The calculation results indicate that pore size of the preforms decreases quickly with the infiltration going on. The decrease of pore size increases the viscous resistance between the melt and the pore wall, impeding the melt infiltration. When the pore size decreases to zero (pore closure), the infiltration kinetics is suppressed dramatically. For Pre-2, the time that pore radius decreases to zero is about 36 s, while that for Pre-3 is 89 s. Longer time the pore closure needs, more favorable kinetically the melt infiltration is. The time of pore closure in Pre-3 is about 2.5 times of that of Pre-2, resulting in more sufficient melt infiltration in Pre-3. This leads to denser matrix and better mechanical properties in the Com-3. As the calculation simplifies the pore structures, the results may deviate the real situation. However, as one of rare attempts to reveal melt infiltration kinetics from the view of pore structure, the present study is expected provide important guidance for pore structure regulation in the fabrication of melt-infiltrated composites.

The SiC_f/SiC composites were fabricated by Si melt infiltration into porous preforms. The pore structure of the preforms was adjusted by SiC slurry impregnation and subsequent polymer re-impregnation. The effects of pore structure on the melt infiltration and the obtained composites were studied. The results indicate that the preforms impregnated with polymer blend (organic pore former+PF) show much more homogeneous pore structure compared with those impregnated with SiC slurry and PF. The homogeneous pore structure leads to more sufficient Si melt infiltration and denser ceramic matrix in the composites, as well as better mechanical properties.
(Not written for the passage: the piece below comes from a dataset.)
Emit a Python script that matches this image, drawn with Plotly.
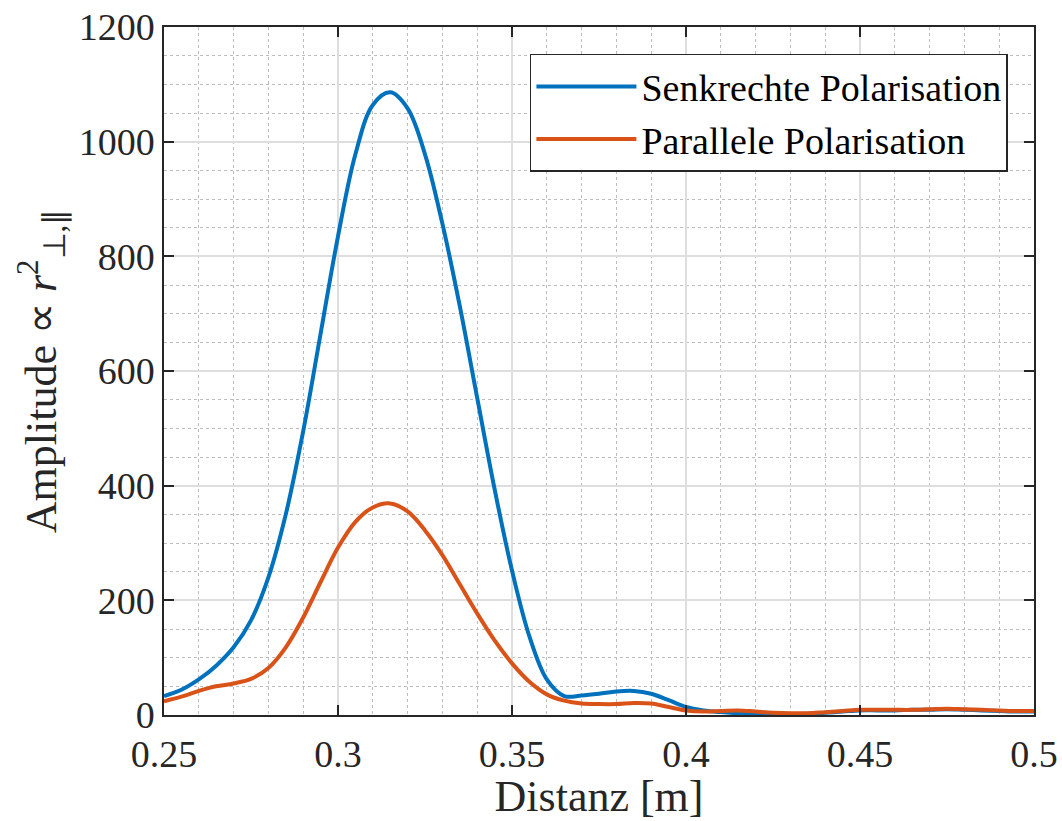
import plotly.graph_objects as go

# Distance axis [m]
distanz = [0.25, 0.255, 0.26, 0.265, 0.27, 0.275, 0.28, 0.285, 0.29, 0.295,
           0.30, 0.305, 0.31, 0.315, 0.32, 0.325, 0.33, 0.335, 0.34, 0.345,
           0.35, 0.355, 0.36, 0.365, 0.37, 0.375, 0.38, 0.385, 0.39, 0.395,
           0.40, 0.405, 0.41, 0.415, 0.42, 0.425, 0.43, 0.435, 0.44, 0.445,
           0.45, 0.455, 0.46, 0.465, 0.47, 0.475, 0.48, 0.485, 0.49, 0.495, 0.50]

senkrecht = [33, 44, 62, 86, 118, 165, 240, 350, 495, 665,
             835, 978, 1064, 1086, 1058, 978, 857, 713, 553, 394,
             252, 137, 62, 33, 34, 37, 41, 42, 37, 26,
             14, 8, 5, 3, 2, 1, 1, 2, 4, 6,
             8, 8, 8, 9, 9, 10, 9, 8, 7, 6, 6]

parallel = [24, 32, 42, 50, 55, 63, 82, 118, 170, 232,
            292, 337, 362, 369, 355, 322, 279, 228, 177, 130,
            90, 58, 36, 25, 20, 19, 19, 21, 20, 14,
            8, 6, 7, 8, 6, 4, 3, 3, 5, 7,
            9, 9, 9, 9, 10, 11, 10, 9, 8, 7, 7]

x_tickvals = [0.25, 0.3, 0.35, 0.4, 0.45, 0.5]
x_ticktext = ["0.25", "0.3", "0.35", "0.4", "0.45", "0.5"]
y_tickvals = [0, 200, 400, 600, 800, 1000, 1200]
y_ticktext = ["0", "200", "400", "600", "800", "1000", "1200"]

names = ["Senkrechte Polarisation", "Parallele Polarisation"]
colors = ["#0072BD", "#D95319"]

FONT = "Liberation Serif"

fig = go.Figure()
for name, ys, c in zip(names, [senkrecht, parallel], colors):
    fig.add_trace(go.Scatter(
        x=distanz, y=ys, mode="lines", name=name,
        line=dict(color=c, width=4, shape="spline", smoothing=1.0),
    ))

axis_common = dict(
    showline=True, linecolor="#262626", linewidth=1.5, mirror="ticks",
    ticks="inside", ticklen=10, tickwidth=1.5, tickcolor="#262626",
    showgrid=True, gridcolor="#DEDEDE", gridwidth=1.5,
    zeroline=False, automargin=False, ticklabeloverflow="allow",
    tickfont=dict(family=FONT, size=38, color="#262626"),
)

fig.update_layout(
    width=1062, height=821,
    margin=dict(l=164, r=28, t=27, b=106),
    paper_bgcolor="white", plot_bgcolor="white",
    font=dict(family=FONT, color="#262626"),
    showlegend=True,
    legend=dict(
        x=0.97, y=0.961, xanchor="right", yanchor="top",
        bgcolor="white", bordercolor="#262626", borderwidth=1.5,
        font=dict(family=FONT, size=38, color="black"),
        itemwidth=100, tracegroupgap=0,
    ),
    xaxis=dict(
        range=[0.25, 0.5], tickvals=x_tickvals, ticktext=x_ticktext,
        ticklabelstandoff=5,
        title=dict(text="Distanz [m]", font=dict(family=FONT, size=44, color="#262626"), standoff=0),
        minor=dict(dtick=0.01, showgrid=True, griddash="dot", gridcolor="#BDBDBD", gridwidth=1, ticks=""),
        **axis_common,
    ),
    yaxis=dict(
        range=[0, 1200], tickvals=y_tickvals, ticktext=y_ticktext,
        title=dict(text="Amplitude ∝ <i>r</i><sup>2</sup><sub>⊥,∥</sub>",
                   font=dict(family=FONT, size=44, color="#262626"), standoff=8),
        minor=dict(dtick=50, showgrid=True, griddash="dot", gridcolor="#BDBDBD", gridwidth=1, ticks=""),
        **axis_common,
    ),
)

fig.write_html("out.html", config={"displayModeBar": False},
               post_script="document.body.style.margin='0px';")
Besides, the melt infiltration kinetics in terms of pore structure was calculated, indicating that the pore size decreases quickly with the infiltration going on. As the time needed for pore closure in organic pore former+PF impregnated preforms is longer than that for PF impregnated preform, this makes infiltration kinetics more favorable and thus leads to more sufficient melt infiltration and better mechanical properties in the former.